Do you carry the weight of the world on your shoulders? Is that what your shoulders were meant for?

Do the pressures of your business keep you up at night? What purpose does that serve?

Are you chained to your desk for long periods? Are your muscles so tight that you groan when you get up to take a break? Your body was not designed to be in a frozen position for long periods of time.

Do you take regular breaks during your work day to revive and restore your mind and body? Protect yourself from wear and tear…nobody else will do that for you.

Have you taken the time to strengthen the power of your own muscles with regular exercise, strength or weight training and cardio? If not, start today.

It’s all about the Shoes

Players wear different types of shoes for different playing surfaces. Depending on the playing surface and condition of the surface, longer or shorter cleats are worn. The bottom line is that cleats give players better traction in varying field conditions.

As an entrepreneur, have you adjusted your approach to clients, depending on the circumstance?

Some clients are firm; I call these ½” cleat clients – you need to be business-like, no-nonsense, and to the point.

Other clients are just average; 5/8” cleat clients – you can give a little leeway with your terms and be a wee more relaxed with communication.

Still others are mushy (touchy, feely, emotionally-charged); ¾” cleat clients – you’ll need to balance that out with some bottom-line statements, a firm stance, and maybe a little humor.

Then there are the 1” cleat clients – they are messy and muddy (temperamental and demanding) and cause miserable playing conditions. You’ll have to remain strong in your stance, not slip in their mud with any verbal giveaways, and not be afraid to take them out of your game.

Outer Wear – Jersey, Pants, and Socks

These are the outer clothes that players wear on the field.
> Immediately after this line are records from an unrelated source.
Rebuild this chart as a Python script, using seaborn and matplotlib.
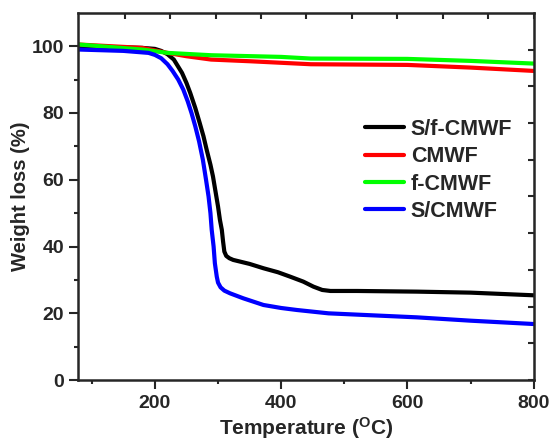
import numpy as np
import pandas as pd
import matplotlib
matplotlib.use("Agg")
import matplotlib.pyplot as plt
import seaborn as sns

# ---- data ----
series_names = ["S/f-CMWF", "CMWF", "f-CMWF", "S/CMWF"]
series_colors = ["#000000", "#ff0000", "#00ff00", "#0000ff"]

t_sf = [80, 120, 180, 200, 210, 220, 230, 243, 250, 256, 264, 271, 277, 282, 288, 292,
        296, 300, 303, 306, 308, 310, 313, 318, 324, 350, 372, 395, 414, 435, 451, 465,
        478, 520, 615, 700, 800]
w_sf = [100.0, 99.8, 99.5, 99.2, 98.6, 97.6, 96.0, 92.0, 89.0, 86.0, 81.5, 77.0, 73.0, 69.0,
        64.5, 61.0, 56.5, 52.0, 48.0, 45.0, 41.5, 38.5, 37.2, 36.5, 36.0, 34.8, 33.5, 32.3,
        31.0, 29.5, 28.0, 27.0, 26.7, 26.7, 26.5, 26.2, 25.4]

t_c = [80, 180, 220, 250, 289, 350, 447, 600, 700, 800]
w_c = [100.5, 99.5, 98.0, 97.0, 96.0, 95.5, 94.6, 94.4, 93.6, 92.6]

t_fc = [80, 180, 220, 289, 400, 447, 600, 700, 800]
w_fc = [100.5, 99.0, 98.0, 97.3, 96.8, 96.3, 96.2, 95.6, 94.8]

t_s = [80, 150, 190, 200, 210, 220, 228, 237, 245, 252, 258, 264, 270, 276, 281, 285, 288,
       290, 293, 295, 298, 300, 304, 310, 319, 340, 372, 400, 425, 475, 615, 700, 800]
w_s = [99.0, 98.6, 98.0, 97.4, 96.4, 94.6, 92.6, 90.0, 87.0, 83.5, 80.0, 76.0, 71.5, 66.0,
       60.0, 55.0, 50.0, 45.0, 40.0, 35.0, 31.0, 29.2, 27.8, 26.8, 26.0, 24.5, 22.5, 21.6,
       21.0, 20.0, 18.8, 17.8, 16.8]

x_major = [200, 400, 600, 800]
y_major = [0, 20, 40, 60, 80, 100]

frames = []
for name, t, w in zip(series_names, [t_sf, t_c, t_fc, t_s], [w_sf, w_c, w_fc, w_s]):
    frames.append(pd.DataFrame({"Temperature": t, "Weight": w, "Sample": name}))
df = pd.concat(frames, ignore_index=True)

sns.set_style("ticks")
plt.rcParams["font.family"] = ["Liberation Sans", "DejaVu Sans"]
plt.rcParams["font.weight"] = "bold"
plt.rcParams["mathtext.fontset"] = "custom"
plt.rcParams["mathtext.rm"] = "Liberation Sans:bold"
plt.rcParams["mathtext.bf"] = "Liberation Sans:bold"
plt.rcParams["mathtext.default"] = "bf"

fig = plt.figure(figsize=(5.56, 4.42), dpi=100)
ax = fig.add_axes([0.140, 0.140, 0.820, 0.831])

sns.lineplot(data=df, x="Temperature", y="Weight", hue="Sample",
             hue_order=series_names, palette=series_colors,
             linewidth=3.0, sort=False, estimator=None, ax=ax)

ax.set_xlim(78, 800)
ax.set_ylim(0, 110)
ax.set_xticks(x_major)
ax.set_xticks([100, 300, 500, 700], minor=True)
ax.set_yticks(y_major)
ax.set_yticks([10, 30, 50, 70, 90], minor=True)
ax.tick_params(axis="both", which="major", direction="out", length=6.5, width=1.5,
               labelsize=14)
ax.tick_params(axis="x", which="major", pad=4.5)
ax.tick_params(axis="y", which="major", pad=3.5)
ax.tick_params(axis="both", which="minor", direction="out", length=3, width=1.5)
for lab in ax.get_xticklabels() + ax.get_yticklabels():
    lab.set_fontweight("bold")

for sp in ax.spines.values():
    sp.set_linewidth(1.8)
    sp.set_visible(True)

# top / right inward ticks (as in the original plot frame)
top = ax.secondary_xaxis("top")
top.set_xticks(np.linspace(152, 800, 10))
top.tick_params(direction="in", length=4, width=1.5, labeltop=False)
right = ax.secondary_yaxis("right")
right.set_yticks(np.linspace(0, 99, 10))
right.tick_params(direction="in", length=4, width=1.5, labelright=False)

ax.set_xlabel("Temperature ($^{O}$C)", fontsize=15, fontweight="bold", labelpad=2)
ax.set_ylabel("Weight loss (%)", fontsize=14.5, fontweight="bold", labelpad=1)

leg = ax.legend(loc="upper left", bbox_to_anchor=(0.629, 0.712), frameon=False,
                borderpad=0, borderaxespad=0,
                handlelength=1.85, handletextpad=0.3, labelspacing=0.3,
                prop={"weight": "bold", "size": 15.5})
for line in leg.get_lines():
    line.set_linewidth(3.0)

fig.savefig("out.png", dpi=100)
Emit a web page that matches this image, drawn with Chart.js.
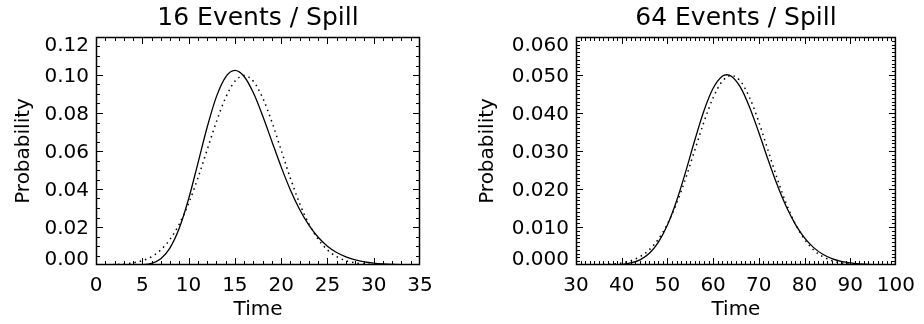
<!DOCTYPE html>
<html>
<head>
<meta charset="utf-8">
<script src="https://cdn.jsdelivr.net/npm/chart.js@4.4.1/dist/chart.umd.min.js"></script>
<style>
  html, body { margin: 0; padding: 0; background: #fff; }
  #wrap { display: flex; width: 924px; height: 324px; }
  canvas { display: block; }
</style>
</head>
<body>
<div id="wrap">
  <canvas id="left" width="462" height="324"></canvas>
  <canvas id="right" width="462" height="324"></canvas>
</div>
<script>
'use strict';

// 16 events / spill
let time16 = [0, 1, 2, 3, 4, 5, 6, 7, 8, 9, 10, 11, 12, 13, 14, 15, 16, 17,
  18, 19, 20, 21, 22, 23, 24, 25, 26, 27, 28, 29, 30, 31, 32, 33, 34, 35];
let solid16 = [0, 0, 0, 0.0000005, 0.000015, 0.000157, 0.00089, 0.00331, 0.00902,
  0.01943, 0.03472, 0.05335, 0.07239, 0.08850, 0.09891, 0.10244, 0.09921, 0.09061,
  0.07857, 0.06505, 0.05165, 0.03950, 0.02920, 0.02093, 0.01458, 0.00989, 0.00655,
  0.00425, 0.00270, 0.00168, 0.00103, 0.00062, 0.00037, 0.00021, 0.00012, 0.00007];
let dotted16 = [0.000033, 0.000088, 0.000218, 0.000508, 0.001108, 0.002274, 0.004382,
  0.007935, 0.013498, 0.02157, 0.03238, 0.04566, 0.06049, 0.07528, 0.08802, 0.09667,
  0.09974, 0.09667, 0.08802, 0.07528, 0.06049, 0.04566, 0.03238, 0.02157, 0.013498,
  0.007935, 0.004382, 0.002274, 0.001108, 0.000508, 0.000218, 0.000088, 0.000033,
  0.000011, 0.000004, 0.000001];
let xTicks16 = [0, 5, 10, 15, 20, 25, 30, 35];
let yTicks16 = [0, 0.02, 0.04, 0.06, 0.08, 0.10, 0.12];

// 64 events / spill
let solidTime64 = [30, 32, 34, 36, 38, 40, 42, 44, 46, 48, 50, 52, 54, 56, 58, 60, 62, 63,
  64, 66, 68, 70, 72, 74, 76, 78, 80, 82, 84, 86, 88, 90, 92, 94, 96, 98, 100];
let solid64 = [0, 0, 0.000003, 0.000013, 0.000053, 0.000182, 0.000532, 0.00135, 0.003006,
  0.00594, 0.01052, 0.01685, 0.02457, 0.03289, 0.04061, 0.04651, 0.04967, 0.05007,
  0.04968, 0.04673, 0.04147, 0.03486, 0.02782, 0.02116, 0.01537, 0.01068, 0.00712,
  0.00457, 0.00282, 0.00168, 0.00097, 0.00054, 0.00029, 0.00015, 0.000078, 0.000039, 0.000019];
let dotTime64 = [30, 32, 34, 36, 38, 40, 42, 44, 46, 48, 50, 52, 54, 56, 58, 60, 62,
  64, 66, 68, 70, 72, 74, 76, 78, 80, 82, 84, 86, 88, 90, 92, 94, 96, 98, 100];
let dotted64 = [0.000006, 0.000017, 0.000044, 0.000109, 0.000254, 0.000554, 0.001137,
  0.002191, 0.003967, 0.006749, 0.010785, 0.016190, 0.022831, 0.030247, 0.037642,
  0.044009, 0.048334, 0.049868, 0.048334, 0.044009, 0.037642, 0.030247, 0.022831,
  0.016190, 0.010785, 0.006749, 0.003967, 0.002191, 0.001137, 0.000554, 0.000254,
  0.000109, 0.000044, 0.000017, 0.000006, 0.000002];
let xTicks64 = [30, 40, 50, 60, 70, 80, 90, 100];
let yTicks64 = [0, 0.01, 0.02, 0.03, 0.04, 0.05, 0.06];

let fontName = 'DejaVu Sans';
Chart.defaults.font.family = fontName;
Chart.defaults.color = '#000';

// box with inward ticks on all four sides, y labels and title (IDL look)
let idlBox = {
  id: 'idlBox',
  afterDatasetsDraw(chart, args, o) {
    let ctx = chart.ctx;
    let a = chart.chartArea;
    let xs = chart.scales.x;
    let ys = chart.scales.y;
    ctx.save();
    ctx.strokeStyle = '#000';
    ctx.lineWidth = 1.5;
    ctx.strokeRect(a.left + 0.5, a.top + 0.5, a.right - a.left - 1, a.bottom - a.top - 1);
    ctx.lineWidth = 1;
    ctx.beginPath();
    let n = Math.round((xs.max - xs.min) / o.xMinor);
    for (let i = 1; i < n; i++) {
      let px = Math.round(xs.getPixelForValue(xs.min + i * o.xMinor)) + 0.5;
      let len = i % o.xEvery === 0 ? 7 : 4;
      ctx.moveTo(px, a.bottom);
      ctx.lineTo(px, a.bottom - len);
      ctx.moveTo(px, a.top);
      ctx.lineTo(px, a.top + len);
    }
    n = Math.round((ys.max - ys.min) / o.yMinor);
    for (let i = 1; i < n; i++) {
      let py = Math.round(ys.getPixelForValue(ys.min + i * o.yMinor)) + 0.5;
      let len = i % o.yEvery === 0 ? 7 : 4;
      ctx.moveTo(a.left, py);
      ctx.lineTo(a.left + len, py);
      ctx.moveTo(a.right, py);
      ctx.lineTo(a.right - len, py);
    }
    ctx.stroke();

    ctx.fillStyle = '#000';
    ctx.font = '20px "' + fontName + '"';
    ctx.textAlign = 'right';
    ctx.textBaseline = 'alphabetic';
    ys.ticks.forEach(t => {
      let py = ys.getPixelForValue(t.value);
      py = Math.min(Math.max(py, a.top + 7), a.bottom - 7);
      ctx.fillText(t.value.toFixed(o.digits), a.left - 7, py + 7.3);
    });

    ctx.font = '25px "' + fontName + '"';
    ctx.textAlign = 'center';
    ctx.fillText(o.title, (a.left + a.right) / 2, 25);
    ctx.restore();
  }
};

function buildChart(id, d) {
  let lineSet = (times, vals, dash, w) => ({
    data: times.map((t, i) => ({x: t, y: vals[i]})),
    borderColor: '#000',
    borderWidth: w,
    borderDash: dash,
    pointRadius: 0,
    fill: false,
    cubicInterpolationMode: 'monotone'
  });
  return new Chart(document.getElementById(id), {
    type: 'line',
    data: {
      datasets: [
        lineSet(d.solidT, d.solid, [], 1.3),
        lineSet(d.dotT, d.dotted, [1.5, 4], 1.5)
      ]
    },
    options: {
      responsive: false,
      animation: false,
      devicePixelRatio: 1,
      layout: {padding: {top: 37, right: d.padRight, left: 0, bottom: 0}},
      plugins: {
        legend: {display: false},
        tooltip: {enabled: false},
        idlBox: {title: d.title, xMinor: d.xMinor, xEvery: d.xEvery,
          yMinor: d.yMinor, yEvery: d.yEvery, digits: d.digits}
      },
      scales: {
        x: {
          type: 'linear',
          min: d.xTicks[0],
          max: d.xTicks[d.xTicks.length - 1],
          afterBuildTicks: s => { s.ticks = d.xTicks.map(v => ({value: v})); },
          afterFit: s => { s.height = 59; },
          grid: {display: false, drawTicks: false},
          border: {display: false},
          ticks: {color: '#000', font: {size: 20}, padding: 9, maxRotation: 0, autoSkip: false},
          title: {display: true, text: 'Time', color: '#000', font: {size: 20},
            padding: {top: 0, bottom: 2}}
        },
        y: {
          type: 'linear',
          min: d.yTicks[0],
          max: d.yTicks[d.yTicks.length - 1],
          afterBuildTicks: s => { s.ticks = d.yTicks.map(v => ({value: v})); },
          afterFit: s => { s.width = d.axisWidth; },
          grid: {display: false, drawTicks: false},
          border: {display: false},
          ticks: {display: false},
          title: {display: true, text: 'Probability', color: '#000', font: {size: 20},
            padding: {top: d.titlePad, bottom: 0}}
        }
      }
    },
    plugins: [idlBox]
  });
}

buildChart('left', {
  title: '16 Events / Spill',
  solidT: time16, solid: solid16, dotT: time16, dotted: dotted16,
  xTicks: xTicks16, yTicks: yTicks16,
  xMinor: 1, xEvery: 5, yMinor: 0.005, yEvery: 4, digits: 2,
  axisWidth: 96, padRight: 42, titlePad: 12
});

buildChart('right', {
  title: '64 Events / Spill',
  solidT: solidTime64, solid: solid64, dotT: dotTime64, dotted: dotted64,
  xTicks: xTicks64, yTicks: yTicks64,
  xMinor: 1, xEvery: 10, yMinor: 0.001, yEvery: 10, digits: 3,
  axisWidth: 114, padRight: 24, titlePad: 14
});
</script>
</body>
</html>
Many specific rules are linked to a players’ uniform but all for a reason. They don’t call it a uniform for nothin’. The uniform is governed closely by the NFL. If violations occur, the player is fined.

All those rules make me glad I can wear any old thing while I’m working at my desk at home. However, when I’m meeting with clients, some rules apply.

When you have a client meeting, do you show up, dressed for success, with a professional demeanor? Hair groomed? Nice aroma? Clean, pressed clothes? Minty breath? Notepad and pen ready to work?

All these seem like a no-brainer but I’ve heard horror stories about client meetings with vendors showing up, looking like they just rustled themselves out of bed. I’ve also heard about entrepreneurial folk answering their phones with the first phrase being, “Hey, I’m stepping out of the shower, can I call you back in a sec?” Oh my, these things ought not to be people.

If you’re meeting with a client in a casual setting…sure, ditch the suit and tie and go business casual. Depending on the client, dress the part…wear your “uniform” to the game. Don’t penalize your credibility for your appearance. Show your client you’re on his team all the way.

I’ll ask you again…How do you dress for work? Make sure your internal attire…your mental attitude, your emotional well-being…is in check. Also make sure your outer attire…your appearance for clients…is fit for the occasion.

Hurray! Football season is here! See ya’ll on the field.